One central problem of China's politics is how to hold the government accountable to the people, an issue made ever more pressing by rising standards of living, higher education, the social media, and modern means of communications such as the Internet. If the CCP cannot discipline itself and succeed in drawing into its ranks individuals necessary to administer a highly complex, modern society, then the continuation of the Party as the dominant political power in China cannot be assumed.
How the CCP leadership responds to this challenge is a determining factor in the future of U.S.-China-Taiwan relations. If the CCP can reform in a progressive and peaceful manner, then Chinese policies toward the Taiwan issue will likely be moderate and peaceful. If the CCP digs in its heels and oppresses legitimate voices from the Chinese people asking for more government accountability and political reform, then the Party's leadership may decide to heat up the Taiwan issue as a nationalistic mantra that buys the CCP more time.

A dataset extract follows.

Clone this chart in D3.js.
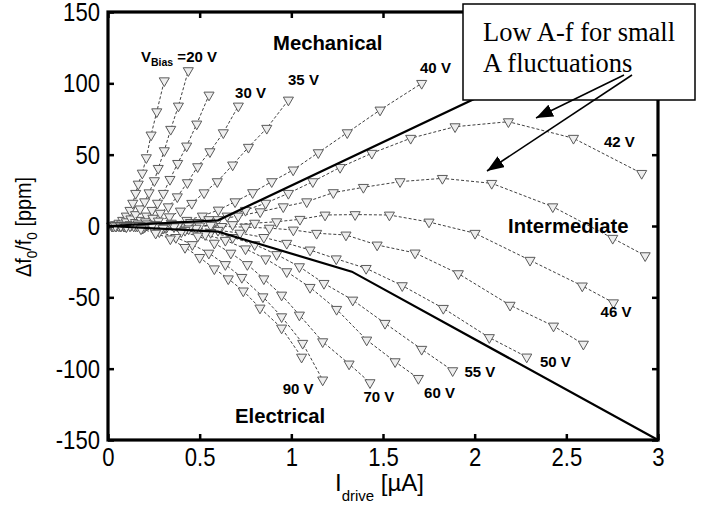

Taiwan's political challenges are different, but equally difficult. One key issue in Taiwan's politics is the relationship of the island to mainland China. Other factors -- personalities, corruption, local political factions, ethnicity, and especially the economy and standards of living -- heavily influence the outcome of elections on the island. But at the root of many political differences between the two major competing parties -- the Kuomintang and the Democratic Progressive Party (KMT and DPP) -- is the issue of how best to maintain Taiwan's de facto independence in the face of persistent PRC efforts to gain control over the island through various "soft" and "hard" strategies.
Taiwan is, culturally speaking, almost entirely Chinese. The huge majority of the people are of Chinese ancestry. Yet the island's population is divided sharply between those who consider themselves ethically Taiwanese and those who consider themselves ethically Chinese. Ethnic identification forms a core of supporters of the KMT and DPP. Both parties have powerful factions which have hard positions on whether Taiwan eventually should unify with a more democratic China or whether Taiwan should become formally independent from China as a separate nation-state. Neither position dominates Taiwan's politics, yet each is so strongly held that its supporters can paralyze political processes if they believe trends are moving in directions they oppose.
As a result of these nearly irreconcilable differences, Taiwan's government functions with limited policy options. Some things, like a strong economy, need for self-defense, and broader international recognition, are supported by the vast majority of the people. But issues touching upon political relationships with China are highly divisive. Neither China nor the United States know for certain what the democratic government of Taiwan will do. Hence, Beijing and Washington -- to protect their own interests -- must keep their options open, including those involving possible military confrontation in the Taiwan Strait.
U.S. relations with China and Taiwan vary perennially in importance as issues in American domestic politics. However, Sino-American relations are nearly always considered by the U.S. government to be among the most important in the world. Most Americans today see China as a potential threat as well as a potential partner in regional and global affairs. U.S. policy towards China tends to vacillate over time between friend and foe, and to be inconsistent, characteristics reinforced by rotating administrations with their own agendas and priorities.
Generalizing U.S. views toward China and Taiwan is difficult, but these personal observations may be offered: Americans dislike communism and see no long-term reconciliation between communist states and democracies. Americans like the Chinese people and respect Chinese culture, but they have no experience with a strong China and therefore do not quite know how to respond to Beijing's reassertion of its traditional role in Asia. Americans believe their government should support democracies such as Taiwan, but they expect their friends to defend themselves and not be solely dependent on U.S. intervention.
Domestic politics in all three societies make the trilateral relationship between the United States, China, and Taiwan inherently unpredictable.